Sen. Rob Portman dispelled these myths his Cleveland Plain Dealer editorial last week titled, “A Tale of Two Bankruptcies.” Portman wrote:
“The fact is that in spring 2009, President Obama actually did take General Motors and Chrysler into bankruptcy. So when the president claims that Mitt Romney wanted the carmakers to undergo bankruptcy, he’s describing his own policy…
“…To save those jobs, Romney proposed a restructuring plan — backed by a government safety net — that would have put GM and Chrysler back on their feet. He called for new management and cuts in executive pay and perks. And he proposed that the federal government provide a path forward for the carmakers by backing up loans to help them after bankruptcy filing and assuring car buyers that warranties would be honored.”

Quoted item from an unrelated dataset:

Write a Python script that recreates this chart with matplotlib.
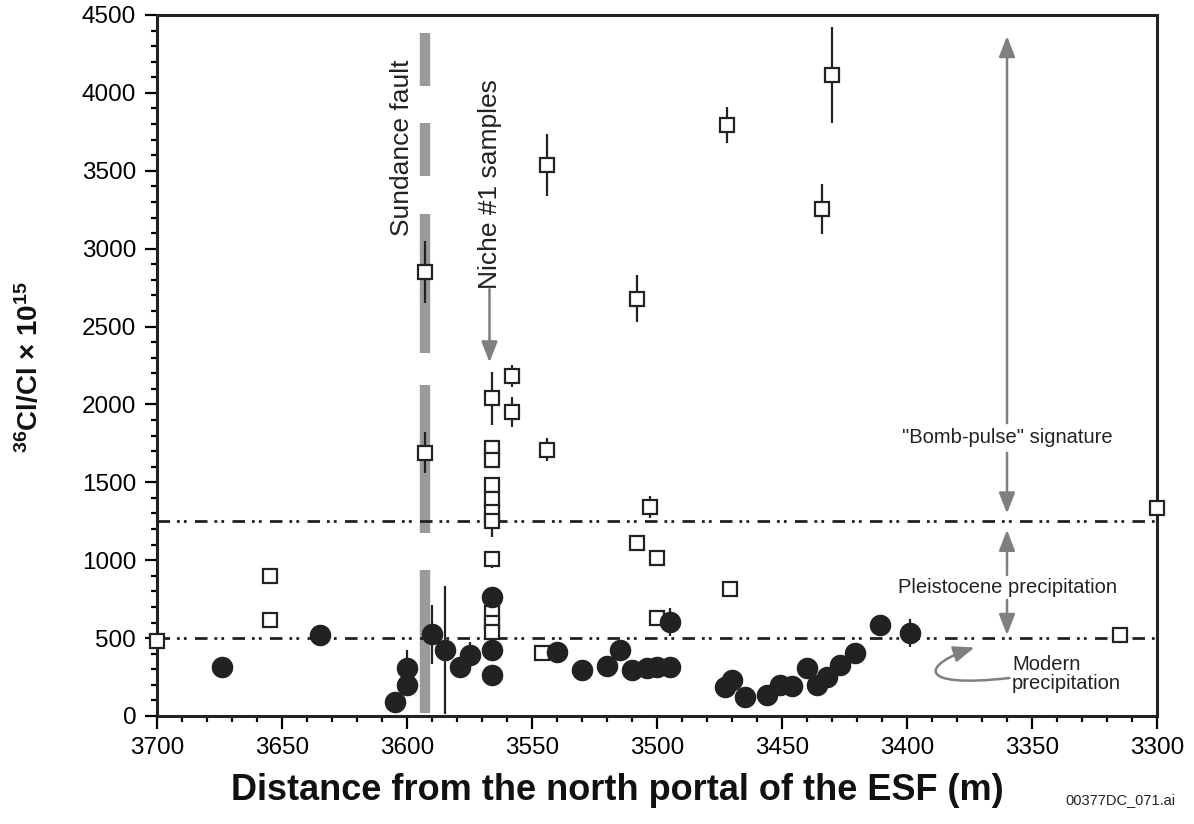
import matplotlib
matplotlib.use("Agg")
import matplotlib.pyplot as plt
from matplotlib.patches import FancyArrowPatch
from matplotlib.path import Path
from matplotlib.ticker import MultipleLocator

plt.rcParams['font.family'] = ['Liberation Sans', 'DejaVu Sans']
plt.rcParams['mathtext.fontset'] = 'custom'
plt.rcParams['mathtext.rm'] = 'Liberation Sans:bold'
plt.rcParams['mathtext.bf'] = 'Liberation Sans:bold'
plt.rcParams['mathtext.default'] = 'bf'

# open squares: distance (m), 36Cl/Cl x 1e15, error
sq_x = [3700, 3655, 3655, 3593, 3593,
        3566, 3566, 3566, 3566, 3566, 3566, 3566, 3566, 3566, 3566, 3566,
        3558, 3558, 3544, 3544, 3546, 3508,
        3503, 3508, 3500, 3471, 3500,
        3472, 3430, 3434, 3300, 3315]
sq_y = [480, 900, 616, 2850, 1690,
        2040, 1720, 1645, 1485, 1390, 1310, 1250, 1005, 660, 600, 540,
        2180, 1950, 1710, 3535, 404, 2680,
        1342, 1110, 1014, 815, 629,
        3794, 4115, 3254, 1335, 520]
sq_err = [0, 0, 0, 200, 130,
          170, 40, 40, 40, 30, 30, 100, 55, 30, 30, 30,
          70, 95, 75, 200, 0, 150,
          70, 40, 50, 0, 0,
          115, 310, 160, 0, 0]

# filled circles
ci_x = [3674, 3635, 3605, 3600, 3600, 3590, 3585, 3579, 3575,
        3566, 3566, 3566, 3540, 3530, 3520, 3515, 3510, 3504, 3500, 3495, 3495,
        3473, 3470, 3465, 3456, 3451, 3446, 3440, 3436, 3432, 3427, 3421,
        3411, 3399]
ci_y = [315, 520, 90, 200, 308, 525, 424, 315, 392,
        764, 424, 263, 411, 295, 320, 424, 295, 308, 315, 315, 603,
        186, 231, 122, 135, 199, 190, 308, 199, 250, 327, 404,
        584, 532]
ci_err = [0, 0, 0, 0, 115, 190, 410, 0, 80,
          0, 0, 0, 0, 0, 0, 0, 0, 0, 0, 0, 90,
          0, 0, 0, 0, 0, 0, 0, 0, 0, 0, 0,
          0, 90]

# Sundance fault trace (dashed band) and reference levels
fault_x = 3593
fault_lo = [4045, 3468, 2333, 1173, 19]
fault_hi = [4385, 3808, 3224, 2122, 936]
bomb_level = 1250
modern_level = 500

fig = plt.figure(figsize=(11.94, 8.24), dpi=100)
ax = fig.add_axes([157 / 1194, 108 / 824, 1000 / 1194, 701 / 824])

ax.vlines([fault_x] * len(fault_lo), fault_lo, fault_hi, colors='#9a9a9a',
          linewidth=7.5, zorder=1)

dd = (0, (4.5, 2.5, 1, 1.5, 1, 3))
for lev in [bomb_level, modern_level]:
    ax.axhline(lev, color='#222222', lw=2.0, linestyle=dd, zorder=2)

sq = ax.errorbar(sq_x, sq_y, yerr=sq_err, fmt='s', ms=9.5, mfc='white',
                 mec='#222222', mew=1.6, ecolor='#222222', elinewidth=1.6,
                 capsize=0, zorder=4)
sq[0].set_clip_on(False)
ax.errorbar(ci_x, ci_y, yerr=ci_err, fmt='o', ms=14.5, mfc='#222222',
            mec='#222222', ecolor='#222222', elinewidth=1.6, capsize=0,
            zorder=5)

ax.set_xlim(3700, 3300)
ax.set_ylim(0, 4500)
ax.xaxis.set_major_locator(MultipleLocator(50))
ax.xaxis.set_minor_locator(MultipleLocator(10))
ax.yaxis.set_major_locator(MultipleLocator(500))
ax.yaxis.set_minor_locator(MultipleLocator(100))
ax.tick_params(which='both', direction='out', width=1.6, labelsize=17.5,
               top=False, right=False)
ax.tick_params(which='major', length=9, pad=6)
ax.tick_params(which='minor', length=4.5)
for s in ax.spines.values():
    s.set_linewidth(2.2)
    s.set_color('#222222')

gray = '#7f7f7f'
arrow_kw = dict(arrowstyle='-|>,head_length=0.9,head_width=0.35',
                color=gray, lw=1.8, shrinkA=0, shrinkB=0, mutation_scale=14)

# annotations
ax.text(3602, 3645, 'Sundance fault', rotation=90, ha='center', va='center',
        fontsize=19, color='#222222')
ax.text(3567, 2740, 'Niche #1 samples', rotation=90, ha='center',
        va='bottom', fontsize=19, color='#222222')
ax.annotate('', xy=(3567, 2270), xytext=(3567, 2740), arrowprops=arrow_kw)

ax.text(3360, 1788, '"Bomb-pulse" signature', ha='center', va='center',
        fontsize=14.5, color='#222222')
ax.annotate('', xy=(3360, 4365), xytext=(3360, 1880), arrowprops=arrow_kw)
ax.annotate('', xy=(3360, 1300), xytext=(3360, 1690), arrowprops=arrow_kw)
ax.annotate('', xy=(3360, 1195), xytext=(3360, 905), arrowprops=arrow_kw)
ax.text(3360, 827, 'Pleistocene precipitation', ha='center', va='center',
        fontsize=14.5, color='#222222')
ax.annotate('', xy=(3360, 520), xytext=(3360, 745), arrowprops=arrow_kw)

ax.text(3358, 270, 'Modern\nprecipitation', ha='left', va='center',
        fontsize=14.5, linespacing=1.0, color='#222222')
hook = Path([(3359, 244), (3397, 175), (3394, 330), (3373, 440)],
            [Path.MOVETO, Path.CURVE4, Path.CURVE4, Path.CURVE4])
ax.add_patch(FancyArrowPatch(path=hook, **arrow_kw))

fig.text(617 / 1194, 1 - 790 / 824,
         'Distance from the north portal of the ESF (m)', ha='center',
         va='center', fontsize=26, fontweight='bold', color='#111111')
fig.text(30 / 1194, 1 - 367 / 824, r'$^{36}$Cl/Cl $\times$ 10$^{15}$',
         rotation=90, ha='center', va='center', fontsize=20,
         fontweight='bold', color='#111111')
fig.text(1175 / 1194, 1 - 800 / 824, '00377DC_071.ai', ha='right',
         va='center', fontsize=10.5, color='#222222')

fig.savefig('out.png', dpi=100)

FACT: The Democrats have been deceiving voters on the issue of the auto bailout bankruptcy for months and continue to do so. They do this despite the fact that even the liberal-leaning PolitiFact has debunked it.
Ohio is Ground Zero in this year’s presidential race and also has several of the country’s most contested congressional and senate races. Part of the Democrats’ strategy in the state has been to convince Ohioans that the state would have been devastated without the auto bailout, which President Obama, Sen. Brown, and nearly every Democratic congressional candidate supports and which Gov. Romney, Senate candidate Josh Mandel, and most Republican congressional candidates have opposed. Moreover, some candidates and many in the media have claimed that the state’s improved economy and plummeting unemployment rate should be attributed to the auto bailout. For the most part, Republican candidates have not argued with these assertions. Governor Kasich has been one of the lone voices in the wilderness saying that the claims and numbers are overstated.
In studying government reports on jobs in the state, the only realistic conclusion is that the Democrats are overstating and, in some cases, wildly exaggerating their claims. Worse, many of their claims are outright deceptive. While the state would have certainly been negatively affected by a traditional bankruptcy for GM and Chrysler (without the $80 million government bailout), the imagined doomsday scenario in which the companies would have been vaporized, along with 800,000 jobs, is the stuff of magical campaign thinking. Or perhaps good old-fashioned fear-mongering. In the worst case scenario (a scenario never proposed by Gov. Romney) if both GM and Chrysler had disappeared completely and taken with them every last auto-related job corresponding to their 30% share of the market, around 120,000 jobs would have been lost. Most certainly, this would have been devastating for the state and individual families. But it is irresponsible to prognosticate that an entire industry (or an entire state) would have collapsed with the loss of these jobs. In addition, Gov. Kasich claims to have added 112,00 jobs since taking office in 2010, so the state may not have been significantly worse off in raw job numbers.
Democrats are using the auto bailout to take credit for the improved unemployment numbers in Ohio when the jobs statistics tell a completely different story. This has created a false narrative that may affect the outcome of campaigns across the state, including the outcome of the presidential election, which could have dire consequences for our country.
Words and numbers matter, and in this case, they don’t add up.